Like surviving the brain-hungry horde (or just really pissed off sick people, depending on your movie), Left 4 Dead is best tackled as a team. The single player is good and has excellent AI. That is all I shall say about masturbation mode. In a group is where the fun begins. I took this to a friend’s house and we played some split screen, which means we still had two AI controlled team mates (although we could have opted to bring some people in over XBLive). Fueled by Irish Car Bombs and Scotch--we’re multicultural--we picked our projectiles (I’m an automatic shotgun and molotov cocktail guy myself) and took on The Director.

“The Director” is really just a clever naming of the game’s dynamic placement system. Based on your performance, the number and difficulty of zombies will ebb and flow. Don’t think that playing badly means you get an easy game, its more concerned with pacing than it is with you surviving. But by simply naming the system, we now have an evil force. Sure there are masses of undead, scattered boss zombies and obstacles, but the real nemesis is The Director. Like mice in a maze, he leads us down dark allies only to be vomited on by slyly placed boomers or strangled to death by smokers hidden on foggy rooftops. Everything might be going just fine but suddenly the music spikes and mosh pits of angry undead come screaming at you from all the city’s orifices. Why? The Director decided you weren’t moving fast enough.

Much like the discussions at the water cooler in my future compound, war stories abound from a single play session. Remember that time when I was at 1 health point, limping along at half pace, yet we all still managed to slam the safe house door on a Director controlled horde of angry undead? What about the time you shot at a lone zombie but hit the car behind him, thus setting of its alarm and summoning his five hundred buddies? Remember me telling you witches really “aren’t that bad” when we encountered one? All these events happened in a single night of play. What kind of mayhem could we be up to given a week’s time?

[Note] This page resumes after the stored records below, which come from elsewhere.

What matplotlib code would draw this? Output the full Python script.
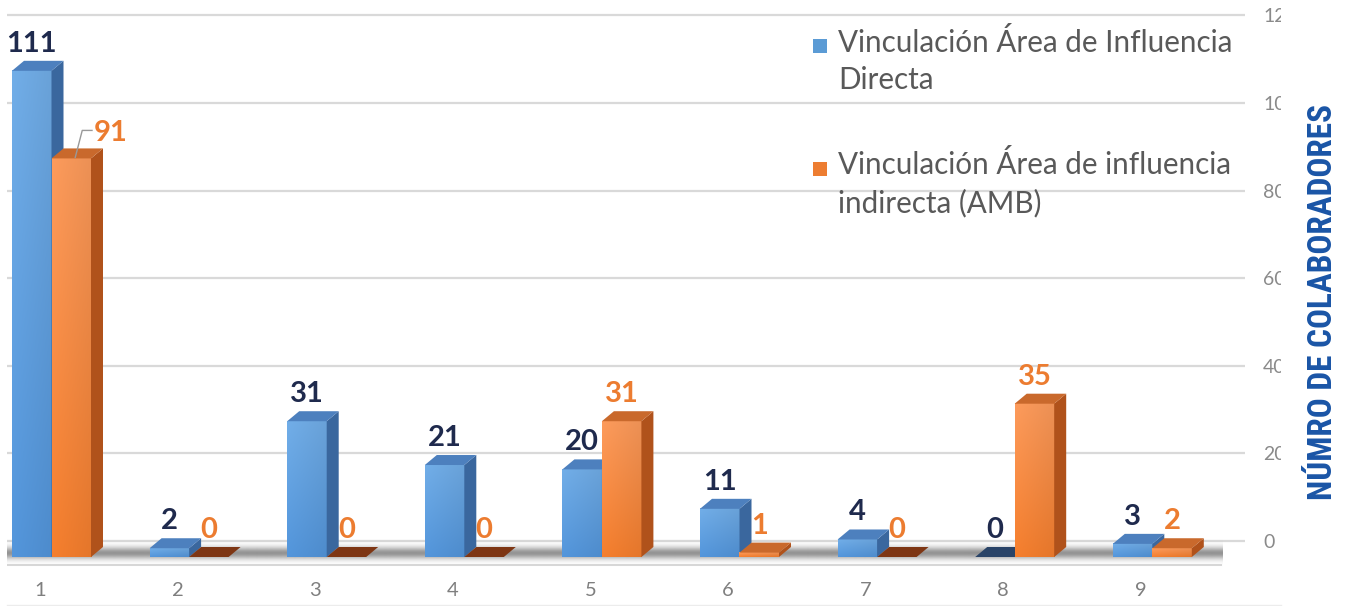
import numpy as np
import matplotlib
matplotlib.use('Agg')
import matplotlib.pyplot as plt
from matplotlib import font_manager
from matplotlib.patches import Polygon, Rectangle
from matplotlib.transforms import Bbox, TransformedBbox
from matplotlib.lines import Line2D

# ---------------- data ----------------
categories = ['1', '2', '3', '4', '5', '6', '7', '8', '9']
directa = [111, 2, 31, 21, 20, 11, 4, 0, 3]
indirecta = [91, 0, 0, 0, 31, 1, 0, 35, 2]
series_names = ['Vinculación Área de Influencia\nDirecta',
                'Vinculación Área de influencia\nindirecta (AMB)']
yticks = [0, 20, 40, 60, 80, 100, 120]
ytitle = 'NÚMRO DE COLABORADORES'

# ---------------- layout (pixels) ----------------
W, H = 1353, 606
PX = 4.38          # px per value unit
Y0PIX = 541        # pixel row of value-0 gridline
CAT0, CATW = 40, 137.6
AXL, AXR, AXT, AXB = 7, 1245, 0, 575

fig = plt.figure(figsize=(W / 100, H / 100), dpi=100)
fig.patch.set_facecolor('white')
ax = fig.add_axes([AXL / W, 1 - AXB / H, (AXR - AXL) / W, (AXB - AXT) / H])
ax.set_facecolor('white')

def ux(p):
    return p / CATW

def uy(p):
    return p / PX

xlim = (1 + ux(AXL - CAT0), 1 + ux(AXR - CAT0))
ylim = (uy(Y0PIX - AXB), uy(Y0PIX - AXT))

x = np.arange(1, len(categories) + 1)

# 3D geometry
y0 = -uy(16)          # front-face floor
dx, dy = ux(12), uy(10)
bw = ux(39.5)
left_off = [-ux(28), ux(11.5)]

styles = [
    dict(top_grad='#6DA7DF', bot_grad='#5090D3', side='#3A679E', top='#4D80BE',
         top0='#2A4468', lab='#1F2A4D'),
    dict(top_grad='#F39558', bot_grad='#EC7A2C', side='#B0521B', top='#C9692C',
         top0='#7E3614', lab='#EC7C30'),
]

def hex2rgb(h):
    h = h.lstrip('#')
    return np.array([int(h[i:i + 2], 16) / 255 for i in (0, 2, 4)])

def grad_face(x0, x1, yb, yt, ctop, cbot, z):
    if yt - yb <= 1e-9:
        return
    t = np.linspace(0, 1, 64)[:, None]
    cols = (1 - t) * hex2rgb(ctop) + t * hex2rgb(cbot)
    hs = np.linspace(1.04, 0.97, 16)[None, :, None]
    img = np.clip(cols[:, None, :] * hs, 0, 1)
    ax.imshow(img, extent=[x0, x1, yb, yt], aspect='auto', origin='upper',
              zorder=z, interpolation='bilinear')

# gridlines
for v in yticks:
    ax.axhline(v, color='#d9d9d9', lw=1.6, zorder=1)

# floor shadow
rows = np.linspace(568, 536, 80)
alpha = 0.7 * np.exp(-((rows - 553) / 6.0) ** 2)
shadow = np.zeros((len(rows), 2, 4))
shadow[..., :3] = 0.40
shadow[..., 3] = alpha[:, None]
floor_right = 1 + ux(1222 - CAT0)
ax.imshow(shadow, extent=[xlim[0], floor_right, uy(Y0PIX - 568), uy(Y0PIX - 536)],
          aspect='auto', origin='lower', zorder=1.5, interpolation='bilinear')
ax.plot([xlim[0], floor_right], [uy(Y0PIX - 565)] * 2, color='#d6d6d6',
        lw=1.4, zorder=1.6, solid_capstyle='butt')

# bars
for s, vals in enumerate([directa, indirecta]):
    st = styles[s]
    for i, v in enumerate(vals):
        c = x[i]
        xl = c + left_off[s]
        xr = xl + bw
        yt = y0 + v
        z = 3 + 0.1 * i + 0.05 * s
        grad_face(xl, xr, y0, yt, st['top_grad'], st['bot_grad'], z)
        ax.add_patch(Polygon([(xr, y0), (xr, yt), (xr + dx, yt + dy), (xr + dx, y0 + dy)],
                             closed=True, facecolor=st['side'], edgecolor='none', zorder=z))
        topc = st['top'] if v > 0 else st['top0']
        ax.add_patch(Polygon([(xl, yt), (xr, yt), (xr + dx, yt + dy), (xl + dx, yt + dy)],
                             closed=True, facecolor=topc, edgecolor='none', zorder=z + 0.01))

# data labels
label_shift = {(1, 0): True}   # label moved beside the bar with a leader line
for s, vals in enumerate([directa, indirecta]):
    st = styles[s]
    for i, v in enumerate(vals):
        cx = x[i] + left_off[s] + bw / 2
        cy = y0 + v + dy + uy(17)
        if label_shift.get((s, i)):
            lx = x[i] + left_off[s] + bw + ux(3)
            ly = y0 + v + uy(25)
            ax.text(lx, ly, str(v), ha='left', va='center', fontsize=21,
                    fontweight='bold', family='Lato', color=st['lab'], zorder=2.5)
            ax.add_line(Line2D([cx + ux(4), cx + ux(11), lx - ux(2)],
                               [y0 + v + uy(1), y0 + v + uy(28), y0 + v + uy(28)],
                               color='#999999', lw=1.0, zorder=10))
        else:
            ax.text(cx, cy, str(v), ha='center', va='center', fontsize=21,
                    fontweight='bold', family='Lato', color=st['lab'], zorder=2.5)

ax.set_xlim(*xlim)
ax.set_ylim(*ylim)
for sp in ax.spines.values():
    sp.set_visible(False)

ax.set_xticks(x)
ax.set_xticklabels(categories)
ax.tick_params(axis='x', length=0, pad=5, labelsize=14.5, labelcolor='#7f7f7f')
ax.yaxis.tick_right()
ax.set_yticks(yticks)
ax.set_yticklabels([str(v) for v in yticks])
ax.tick_params(axis='y', length=0, pad=13, labelsize=14, labelcolor='#8a8a8a')
for lbl in ax.get_xticklabels() + ax.get_yticklabels():
    lbl.set_family('Lato')
clipbb = TransformedBbox(Bbox.from_extents(0, 0, 1281 / W, 1), fig.transFigure)
for lbl in ax.get_yticklabels():
    lbl.set_clip_box(clipbb)
    lbl.set_clip_on(True)

# legend (manual)
leg_cols = ['#5B9BD5', '#ED7D31']
leg_y = [30, 152]
sq_y = [39, 162]
for k in range(2):
    fig.add_artist(Rectangle((813 / W, 1 - (sq_y[k] + 14) / H), 14 / W, 14 / H,
                             transform=fig.transFigure, facecolor=leg_cols[k],
                             edgecolor='none'))
    fig.text(838 / W, 1 - (leg_y[k] - 2) / H, series_names[k], ha='left', va='top',
             fontsize=21.3, family='Lato', color='#595959', linespacing=1.4)

# bottom faint border
fig.add_artist(Line2D([AXL / W, 1281 / W], [1 - 605 / H] * 2, transform=fig.transFigure,
                      color='#ececec', lw=1.0))

# axis title (right) - prefer a condensed face if one is installed
names = {f.name for f in font_manager.fontManager.ttflist}
cands = [n for n in ['Roboto Condensed', 'Liberation Sans Narrow', 'Open Sans Condensed',
                     'DejaVu Sans Condensed'] if n in names]
title_family = cands[:1] + ['DejaVu Sans']
t = fig.text(1323 / W, 1 - 302 / H, ytitle, rotation=90, ha='center', va='center',
             family=title_family, fontweight='bold', fontstretch='condensed',
             color='#1A55A6', fontsize=24)
fig.canvas.draw()
bb = t.get_window_extent()
t.set_fontsize(24 * 397 / bb.height)

fig.savefig('out.png', dpi=100, facecolor='white')
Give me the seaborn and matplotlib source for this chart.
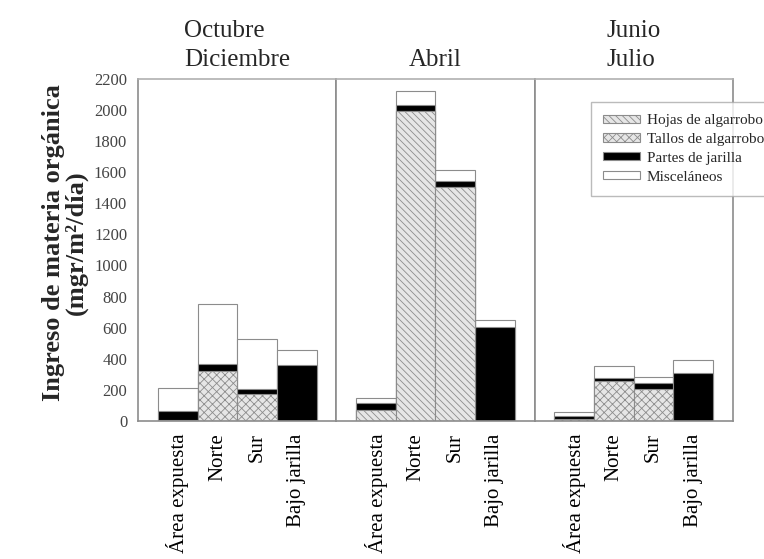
#import libraries
import numpy as np
import matplotlib
matplotlib.use("Agg")
import matplotlib.pyplot as plt
from matplotlib.patches import Patch
import seaborn as sns

#data (mgr/m2/dia)
sites = ["Área expuesta", "Norte", "Sur", "Bajo jarilla"]
periods = ["Octubre\nDiciembre", "Abril", "Junio\nJulio"]
components = ["Hojas de algarrobo", "Tallos de algarrobo", "Partes de jarilla", "Misceláneos"]

hojas = [[0, 0, 0, 0],
         [71, 1996, 1507, 0],
         [0, 0, 0, 0]]
tallos = [[8, 323, 172, 0],
          [0, 0, 0, 0],
          [11, 259, 204, 0]]
jarilla = [[58, 40, 32, 360],
           [47, 36, 38, 602],
           [21, 15, 42, 311]]
misc = [[148, 390, 323, 97],
        [28, 92, 69, 48],
        [28, 82, 39, 81]]

yticks = list(range(0, 2201, 200))

#style
sns.set_style("white")
plt.rcParams["font.family"] = ["Liberation Serif", "DejaVu Serif"]
plt.rcParams["hatch.linewidth"] = 0.6

edge = "#8c8c8c"
fill_light = "#e6e6e6"
layer_style = [
    dict(color=fill_light, hatch="\\\\\\\\\\"),  # hojas
    dict(color=fill_light, hatch="xxxx"),        # tallos
    dict(color="black", hatch=None),             # jarilla
    dict(color="white", hatch=None),             # misc
]

fig, axes = plt.subplots(1, 3, figsize=(7.64, 5.59), dpi=100, sharey=True)
fig.subplots_adjust(left=0.181, right=0.959, bottom=0.247, top=0.859, wspace=0)

for i, ax in enumerate(axes):
    layers = [hojas[i], tallos[i], jarilla[i], misc[i]]
    cum = np.cumsum(np.array(layers), axis=0)
    #draw from the top layer down so lower layers overlap the totals
    for k in range(3, -1, -1):
        st = layer_style[k]
        sns.barplot(x=sites, y=cum[k], color=st["color"], saturation=1,
                    width=1.0, edgecolor=edge, linewidth=0.8,
                    hatch=st["hatch"], ax=ax)
    ax.set_xlim(-1, 4)
    ax.set_ylim(0, 2200)
    ax.set_yticks(yticks)
    ax.set_xticks(range(len(sites)))
    ax.set_xticklabels(sites, rotation=90, va="top", ha="center", fontsize=15)
    ax.set_xlabel("")
    ax.set_title(periods[i], fontsize=18, pad=9, multialignment="left",
                 linespacing=1.45)
    for s in ax.spines.values():
        s.set_color(edge)
        s.set_linewidth(1.2)
    ax.spines["top"].set_color("#b0b0b0")
    ax.tick_params(axis="both", direction="out", length=3, width=0.8, color=edge)
    ax.tick_params(axis="y", labelsize=12, labelcolor="#444444", pad=5)
    ax.tick_params(axis="x", labelcolor="black", pad=6)

axes[0].set_yticklabels([str(v) for v in yticks])
axes[0].set_ylabel("Ingreso de materia orgánica\n(mgr/m²/día)",
                   fontsize=19, fontweight="bold", linespacing=0.95)
axes[0].yaxis.set_label_coords(-0.255, 0.52)

#legend
handles = [Patch(facecolor=layer_style[k]["color"], edgecolor=edge,
                 hatch=layer_style[k]["hatch"], linewidth=0.8)
           for k in range(4)]
fig.legend(handles, components, loc="upper left",
           bbox_to_anchor=(591 / 764, 1 - 102 / 559),
           fontsize=11, frameon=True, fancybox=False, edgecolor="#aaaaaa",
           handlelength=2.4, handleheight=0.45, handletextpad=0.45,
           borderpad=0.8, labelspacing=0.38, borderaxespad=0)

plt.savefig("out.png", dpi=100)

Whether or not you intend to survive the coming cataclysm or become my prey, Left 4 Dead exemplifies Valves obsessive drive to create superior products. Made by guys who obviously watched a lot of movies, the music, lighting, grain, and hundreds of undead model types would make George Romero proud. And considering the massive success of their previous games (ahem, Counter Strike and Team Fortress) is it really any surprise?